Aim: Report only how many lines of the entries below contain the string "this".

Listing:
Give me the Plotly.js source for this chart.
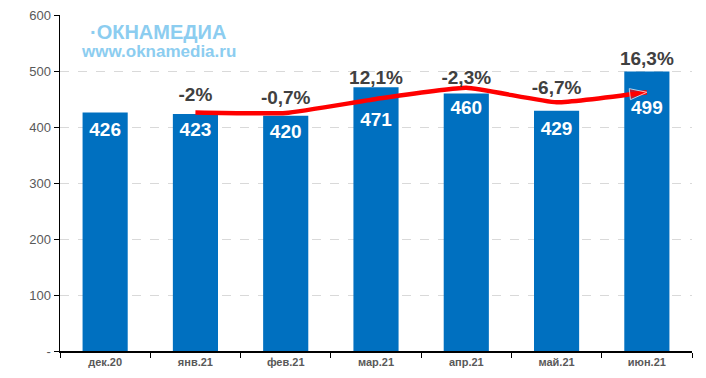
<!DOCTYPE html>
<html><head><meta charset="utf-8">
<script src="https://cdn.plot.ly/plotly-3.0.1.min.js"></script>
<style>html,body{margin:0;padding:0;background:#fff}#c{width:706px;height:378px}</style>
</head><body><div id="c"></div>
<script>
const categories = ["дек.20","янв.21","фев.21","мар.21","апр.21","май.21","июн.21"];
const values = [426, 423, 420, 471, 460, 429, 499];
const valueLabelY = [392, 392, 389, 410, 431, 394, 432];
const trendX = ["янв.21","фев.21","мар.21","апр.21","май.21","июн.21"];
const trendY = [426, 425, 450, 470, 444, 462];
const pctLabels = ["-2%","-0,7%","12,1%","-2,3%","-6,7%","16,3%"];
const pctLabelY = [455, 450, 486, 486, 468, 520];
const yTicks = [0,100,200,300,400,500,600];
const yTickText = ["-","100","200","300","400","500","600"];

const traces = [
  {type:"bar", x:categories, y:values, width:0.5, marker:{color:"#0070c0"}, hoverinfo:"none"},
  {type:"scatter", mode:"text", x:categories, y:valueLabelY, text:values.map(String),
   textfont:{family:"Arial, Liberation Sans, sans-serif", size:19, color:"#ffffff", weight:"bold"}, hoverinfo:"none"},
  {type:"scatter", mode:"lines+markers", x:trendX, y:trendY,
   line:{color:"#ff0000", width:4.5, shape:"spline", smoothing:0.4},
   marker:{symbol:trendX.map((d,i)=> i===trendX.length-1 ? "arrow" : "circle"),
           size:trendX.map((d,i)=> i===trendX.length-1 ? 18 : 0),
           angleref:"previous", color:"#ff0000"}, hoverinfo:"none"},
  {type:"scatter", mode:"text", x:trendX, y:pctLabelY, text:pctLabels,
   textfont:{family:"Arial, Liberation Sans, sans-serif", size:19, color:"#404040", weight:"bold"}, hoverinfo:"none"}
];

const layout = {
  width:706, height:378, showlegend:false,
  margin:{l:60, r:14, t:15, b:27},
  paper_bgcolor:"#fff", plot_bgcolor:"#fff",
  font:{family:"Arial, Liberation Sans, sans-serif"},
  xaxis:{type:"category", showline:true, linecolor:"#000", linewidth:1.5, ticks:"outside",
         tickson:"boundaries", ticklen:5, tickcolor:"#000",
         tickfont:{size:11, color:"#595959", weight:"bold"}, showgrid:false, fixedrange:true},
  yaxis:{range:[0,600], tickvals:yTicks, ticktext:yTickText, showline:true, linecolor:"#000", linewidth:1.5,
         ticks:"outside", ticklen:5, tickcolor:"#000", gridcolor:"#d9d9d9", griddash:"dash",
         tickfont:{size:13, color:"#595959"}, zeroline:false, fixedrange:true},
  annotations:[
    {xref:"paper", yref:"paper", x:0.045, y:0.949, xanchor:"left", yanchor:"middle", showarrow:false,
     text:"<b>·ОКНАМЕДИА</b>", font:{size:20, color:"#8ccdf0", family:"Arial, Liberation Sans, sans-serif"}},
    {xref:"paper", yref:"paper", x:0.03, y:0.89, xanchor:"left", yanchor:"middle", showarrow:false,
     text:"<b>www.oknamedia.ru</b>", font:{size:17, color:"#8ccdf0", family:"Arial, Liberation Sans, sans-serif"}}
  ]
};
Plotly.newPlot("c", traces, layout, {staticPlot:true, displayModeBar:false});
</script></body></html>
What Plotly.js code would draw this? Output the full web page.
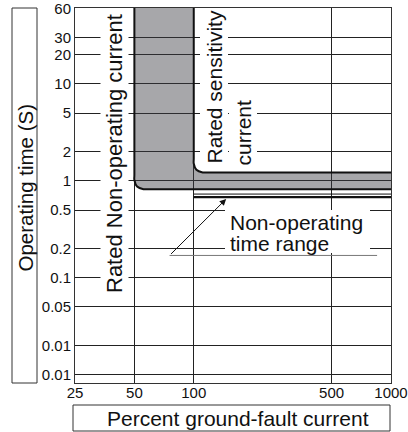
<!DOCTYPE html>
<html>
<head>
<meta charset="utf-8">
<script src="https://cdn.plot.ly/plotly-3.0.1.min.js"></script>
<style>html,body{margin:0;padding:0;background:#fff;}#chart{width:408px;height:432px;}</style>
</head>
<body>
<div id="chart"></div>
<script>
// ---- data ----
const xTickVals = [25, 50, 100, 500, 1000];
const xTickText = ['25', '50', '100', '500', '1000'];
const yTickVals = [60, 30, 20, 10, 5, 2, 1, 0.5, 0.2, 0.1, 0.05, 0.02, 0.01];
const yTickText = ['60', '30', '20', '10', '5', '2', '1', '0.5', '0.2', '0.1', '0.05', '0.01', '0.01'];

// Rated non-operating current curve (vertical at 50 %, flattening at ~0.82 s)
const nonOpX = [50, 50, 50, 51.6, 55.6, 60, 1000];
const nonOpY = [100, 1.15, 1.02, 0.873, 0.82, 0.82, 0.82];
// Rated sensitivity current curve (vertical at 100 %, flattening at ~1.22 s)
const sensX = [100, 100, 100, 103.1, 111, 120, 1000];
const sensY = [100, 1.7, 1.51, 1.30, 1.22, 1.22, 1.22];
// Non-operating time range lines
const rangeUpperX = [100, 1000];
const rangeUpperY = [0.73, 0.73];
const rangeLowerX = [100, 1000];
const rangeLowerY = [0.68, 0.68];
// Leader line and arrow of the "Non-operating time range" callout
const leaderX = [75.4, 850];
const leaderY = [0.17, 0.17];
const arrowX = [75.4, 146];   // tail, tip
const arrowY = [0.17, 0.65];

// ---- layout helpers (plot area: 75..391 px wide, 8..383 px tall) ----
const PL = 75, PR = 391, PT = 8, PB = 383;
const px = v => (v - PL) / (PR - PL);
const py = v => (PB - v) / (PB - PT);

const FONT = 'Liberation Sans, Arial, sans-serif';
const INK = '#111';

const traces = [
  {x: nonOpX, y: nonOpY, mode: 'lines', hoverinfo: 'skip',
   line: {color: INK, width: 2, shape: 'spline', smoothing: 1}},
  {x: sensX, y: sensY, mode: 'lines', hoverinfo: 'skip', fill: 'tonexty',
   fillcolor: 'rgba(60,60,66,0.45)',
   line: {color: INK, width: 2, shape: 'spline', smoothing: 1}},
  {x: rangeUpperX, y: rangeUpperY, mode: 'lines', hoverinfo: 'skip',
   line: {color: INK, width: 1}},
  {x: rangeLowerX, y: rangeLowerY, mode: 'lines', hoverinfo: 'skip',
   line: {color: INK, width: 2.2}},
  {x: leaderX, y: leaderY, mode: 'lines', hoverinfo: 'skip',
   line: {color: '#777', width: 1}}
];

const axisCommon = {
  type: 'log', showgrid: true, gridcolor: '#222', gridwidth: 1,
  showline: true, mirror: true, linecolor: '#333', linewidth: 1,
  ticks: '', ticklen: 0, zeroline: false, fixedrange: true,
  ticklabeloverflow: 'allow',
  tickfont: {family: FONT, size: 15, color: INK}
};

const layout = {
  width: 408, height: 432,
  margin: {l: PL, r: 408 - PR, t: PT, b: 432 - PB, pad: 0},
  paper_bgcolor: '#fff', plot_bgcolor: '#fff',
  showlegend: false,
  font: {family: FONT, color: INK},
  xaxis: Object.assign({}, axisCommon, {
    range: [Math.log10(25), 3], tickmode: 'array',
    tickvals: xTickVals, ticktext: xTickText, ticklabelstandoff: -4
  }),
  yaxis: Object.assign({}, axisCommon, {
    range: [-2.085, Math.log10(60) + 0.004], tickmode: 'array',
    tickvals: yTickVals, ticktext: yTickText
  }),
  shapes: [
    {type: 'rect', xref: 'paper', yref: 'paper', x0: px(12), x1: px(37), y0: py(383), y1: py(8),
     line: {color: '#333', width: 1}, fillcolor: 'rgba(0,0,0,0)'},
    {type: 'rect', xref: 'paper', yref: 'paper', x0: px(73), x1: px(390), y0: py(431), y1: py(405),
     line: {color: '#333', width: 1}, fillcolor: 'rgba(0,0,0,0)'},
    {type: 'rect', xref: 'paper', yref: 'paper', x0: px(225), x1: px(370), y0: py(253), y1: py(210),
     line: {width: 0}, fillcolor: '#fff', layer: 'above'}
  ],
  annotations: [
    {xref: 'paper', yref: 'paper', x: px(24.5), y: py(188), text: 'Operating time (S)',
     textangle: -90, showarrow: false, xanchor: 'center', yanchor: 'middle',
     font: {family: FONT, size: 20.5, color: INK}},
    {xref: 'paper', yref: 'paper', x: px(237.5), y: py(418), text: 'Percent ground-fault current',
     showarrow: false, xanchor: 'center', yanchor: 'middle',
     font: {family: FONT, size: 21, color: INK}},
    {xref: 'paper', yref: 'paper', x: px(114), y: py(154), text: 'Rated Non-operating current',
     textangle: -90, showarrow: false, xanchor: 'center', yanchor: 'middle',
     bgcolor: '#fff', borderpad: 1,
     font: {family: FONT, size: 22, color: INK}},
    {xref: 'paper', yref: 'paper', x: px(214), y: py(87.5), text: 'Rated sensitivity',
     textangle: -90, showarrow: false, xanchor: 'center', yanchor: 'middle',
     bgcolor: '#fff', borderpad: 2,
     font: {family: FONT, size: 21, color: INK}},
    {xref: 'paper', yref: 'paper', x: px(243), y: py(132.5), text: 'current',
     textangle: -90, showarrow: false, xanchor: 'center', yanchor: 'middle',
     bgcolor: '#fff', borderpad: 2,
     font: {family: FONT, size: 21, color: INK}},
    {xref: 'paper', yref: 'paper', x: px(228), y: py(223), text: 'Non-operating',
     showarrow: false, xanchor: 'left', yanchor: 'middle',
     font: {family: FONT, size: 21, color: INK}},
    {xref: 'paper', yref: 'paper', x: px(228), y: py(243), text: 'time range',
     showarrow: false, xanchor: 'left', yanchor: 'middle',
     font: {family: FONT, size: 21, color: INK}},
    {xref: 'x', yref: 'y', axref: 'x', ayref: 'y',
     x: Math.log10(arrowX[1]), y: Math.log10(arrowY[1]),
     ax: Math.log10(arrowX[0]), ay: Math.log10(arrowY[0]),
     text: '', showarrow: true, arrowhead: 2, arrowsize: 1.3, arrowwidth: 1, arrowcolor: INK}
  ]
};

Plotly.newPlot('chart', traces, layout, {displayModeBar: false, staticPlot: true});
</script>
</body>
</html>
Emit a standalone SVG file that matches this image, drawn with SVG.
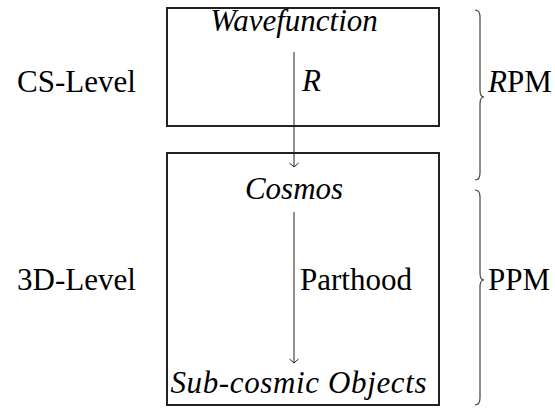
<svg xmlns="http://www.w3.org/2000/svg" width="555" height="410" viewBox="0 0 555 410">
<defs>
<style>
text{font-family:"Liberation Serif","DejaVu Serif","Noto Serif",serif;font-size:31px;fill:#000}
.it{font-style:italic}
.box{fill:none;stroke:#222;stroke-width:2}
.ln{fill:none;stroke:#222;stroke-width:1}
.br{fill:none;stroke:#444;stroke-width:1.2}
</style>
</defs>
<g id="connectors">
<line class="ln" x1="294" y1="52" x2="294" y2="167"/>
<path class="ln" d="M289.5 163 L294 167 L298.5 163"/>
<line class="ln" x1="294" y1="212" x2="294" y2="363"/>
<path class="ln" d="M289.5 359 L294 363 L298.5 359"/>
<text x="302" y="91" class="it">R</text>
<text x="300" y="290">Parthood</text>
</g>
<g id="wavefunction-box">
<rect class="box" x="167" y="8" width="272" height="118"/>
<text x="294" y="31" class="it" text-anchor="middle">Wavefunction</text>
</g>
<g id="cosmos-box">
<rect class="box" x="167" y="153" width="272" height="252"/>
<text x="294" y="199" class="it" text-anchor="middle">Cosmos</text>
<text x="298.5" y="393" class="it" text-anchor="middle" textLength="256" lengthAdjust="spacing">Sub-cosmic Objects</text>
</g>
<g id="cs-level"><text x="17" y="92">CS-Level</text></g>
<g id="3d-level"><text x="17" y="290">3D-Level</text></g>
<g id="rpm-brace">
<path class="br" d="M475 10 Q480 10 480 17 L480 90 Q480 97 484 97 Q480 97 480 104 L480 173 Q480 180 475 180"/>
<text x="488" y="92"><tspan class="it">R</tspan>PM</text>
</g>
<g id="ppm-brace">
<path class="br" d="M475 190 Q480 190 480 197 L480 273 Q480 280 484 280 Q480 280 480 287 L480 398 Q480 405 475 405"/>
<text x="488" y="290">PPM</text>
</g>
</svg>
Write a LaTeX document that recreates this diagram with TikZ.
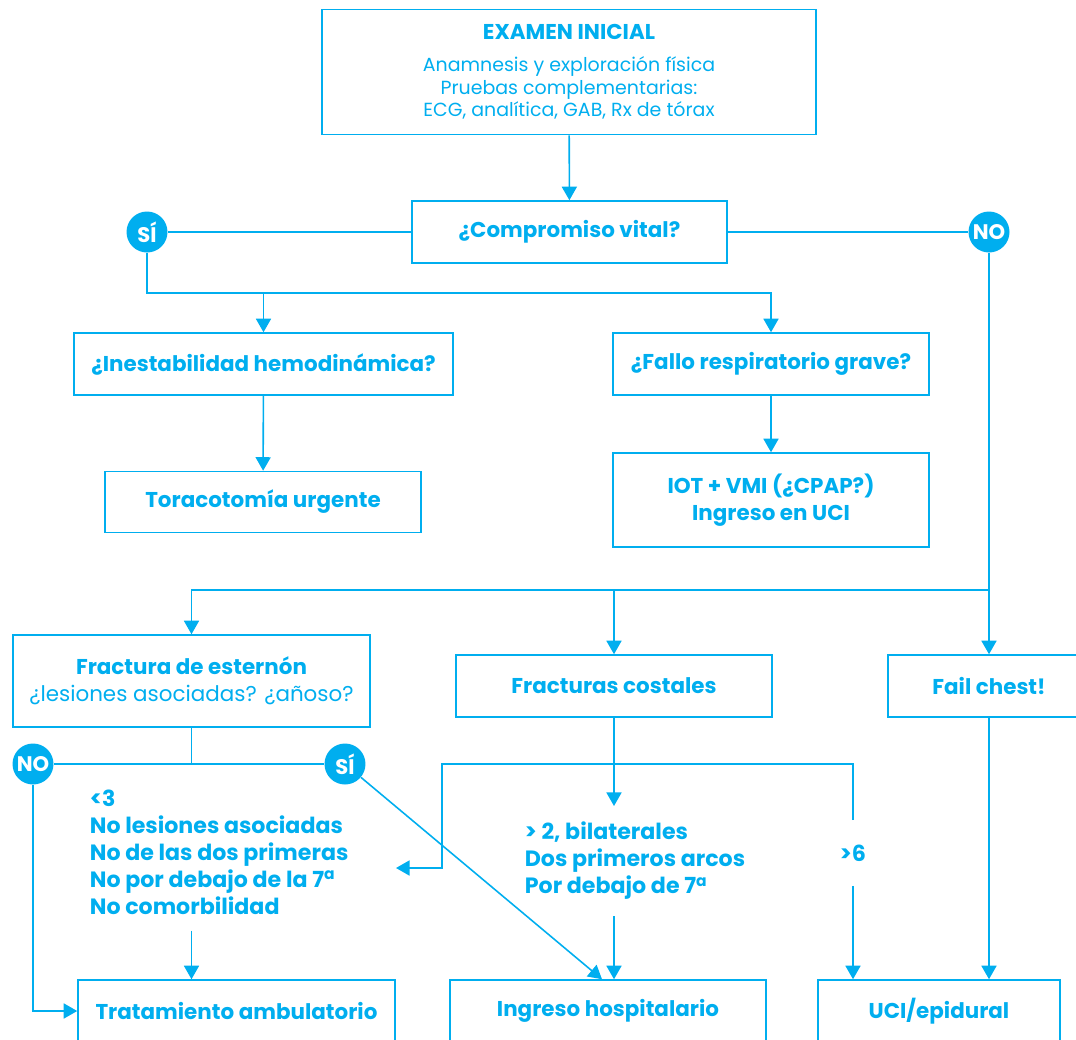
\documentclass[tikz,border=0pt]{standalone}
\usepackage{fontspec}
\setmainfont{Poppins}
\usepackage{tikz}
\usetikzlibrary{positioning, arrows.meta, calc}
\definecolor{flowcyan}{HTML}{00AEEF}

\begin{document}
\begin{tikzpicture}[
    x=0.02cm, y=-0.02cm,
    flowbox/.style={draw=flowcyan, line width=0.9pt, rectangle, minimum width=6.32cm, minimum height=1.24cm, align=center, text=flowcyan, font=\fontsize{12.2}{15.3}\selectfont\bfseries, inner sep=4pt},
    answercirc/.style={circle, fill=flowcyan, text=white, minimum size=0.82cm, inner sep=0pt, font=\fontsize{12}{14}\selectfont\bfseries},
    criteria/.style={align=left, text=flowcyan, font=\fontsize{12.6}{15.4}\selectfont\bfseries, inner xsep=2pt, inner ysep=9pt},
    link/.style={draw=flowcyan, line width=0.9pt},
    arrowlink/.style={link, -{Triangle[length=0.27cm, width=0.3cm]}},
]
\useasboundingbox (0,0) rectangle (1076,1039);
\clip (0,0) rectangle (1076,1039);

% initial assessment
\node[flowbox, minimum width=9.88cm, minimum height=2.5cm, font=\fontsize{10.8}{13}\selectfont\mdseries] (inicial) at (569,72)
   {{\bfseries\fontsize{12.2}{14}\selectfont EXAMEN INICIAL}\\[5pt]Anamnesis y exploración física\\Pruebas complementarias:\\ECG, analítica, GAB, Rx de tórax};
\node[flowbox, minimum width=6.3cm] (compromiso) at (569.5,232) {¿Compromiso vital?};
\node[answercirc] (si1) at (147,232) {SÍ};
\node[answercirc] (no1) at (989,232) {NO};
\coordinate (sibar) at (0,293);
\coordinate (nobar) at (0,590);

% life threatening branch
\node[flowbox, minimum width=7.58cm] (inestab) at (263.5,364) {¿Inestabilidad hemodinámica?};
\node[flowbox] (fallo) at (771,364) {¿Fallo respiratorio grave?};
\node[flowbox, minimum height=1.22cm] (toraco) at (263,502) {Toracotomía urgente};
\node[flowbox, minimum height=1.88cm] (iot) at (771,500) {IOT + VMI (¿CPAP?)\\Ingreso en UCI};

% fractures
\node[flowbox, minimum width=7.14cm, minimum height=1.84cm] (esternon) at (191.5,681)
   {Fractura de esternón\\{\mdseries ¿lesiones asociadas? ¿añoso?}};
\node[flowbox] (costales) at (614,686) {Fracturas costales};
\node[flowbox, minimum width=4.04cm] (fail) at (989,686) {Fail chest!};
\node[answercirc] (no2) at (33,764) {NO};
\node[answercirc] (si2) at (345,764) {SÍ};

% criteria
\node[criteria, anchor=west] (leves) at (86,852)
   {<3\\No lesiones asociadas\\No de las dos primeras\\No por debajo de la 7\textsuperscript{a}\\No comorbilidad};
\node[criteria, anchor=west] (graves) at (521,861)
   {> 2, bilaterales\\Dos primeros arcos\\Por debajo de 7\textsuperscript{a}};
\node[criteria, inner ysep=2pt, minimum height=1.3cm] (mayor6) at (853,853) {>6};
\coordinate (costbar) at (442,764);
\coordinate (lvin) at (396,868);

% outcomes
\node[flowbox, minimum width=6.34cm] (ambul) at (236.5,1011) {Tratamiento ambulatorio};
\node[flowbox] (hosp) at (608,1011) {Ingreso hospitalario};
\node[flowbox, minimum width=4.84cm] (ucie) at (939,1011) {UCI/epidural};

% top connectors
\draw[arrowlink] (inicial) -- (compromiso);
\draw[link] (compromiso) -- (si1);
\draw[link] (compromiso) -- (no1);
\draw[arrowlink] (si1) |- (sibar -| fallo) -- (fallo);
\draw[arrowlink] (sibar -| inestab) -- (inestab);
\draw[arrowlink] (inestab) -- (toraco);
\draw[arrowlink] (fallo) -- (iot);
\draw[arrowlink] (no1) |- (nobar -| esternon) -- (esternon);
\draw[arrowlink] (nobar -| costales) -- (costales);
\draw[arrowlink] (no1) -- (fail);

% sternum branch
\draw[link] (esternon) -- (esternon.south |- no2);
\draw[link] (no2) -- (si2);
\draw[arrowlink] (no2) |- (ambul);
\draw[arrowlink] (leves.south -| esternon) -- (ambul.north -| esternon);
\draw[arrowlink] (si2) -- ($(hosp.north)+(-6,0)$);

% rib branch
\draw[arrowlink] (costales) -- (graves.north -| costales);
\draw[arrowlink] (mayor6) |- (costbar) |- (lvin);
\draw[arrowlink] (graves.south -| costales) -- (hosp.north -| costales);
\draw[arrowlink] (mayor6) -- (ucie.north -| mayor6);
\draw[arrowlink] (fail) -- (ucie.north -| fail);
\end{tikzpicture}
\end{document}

Full output: 4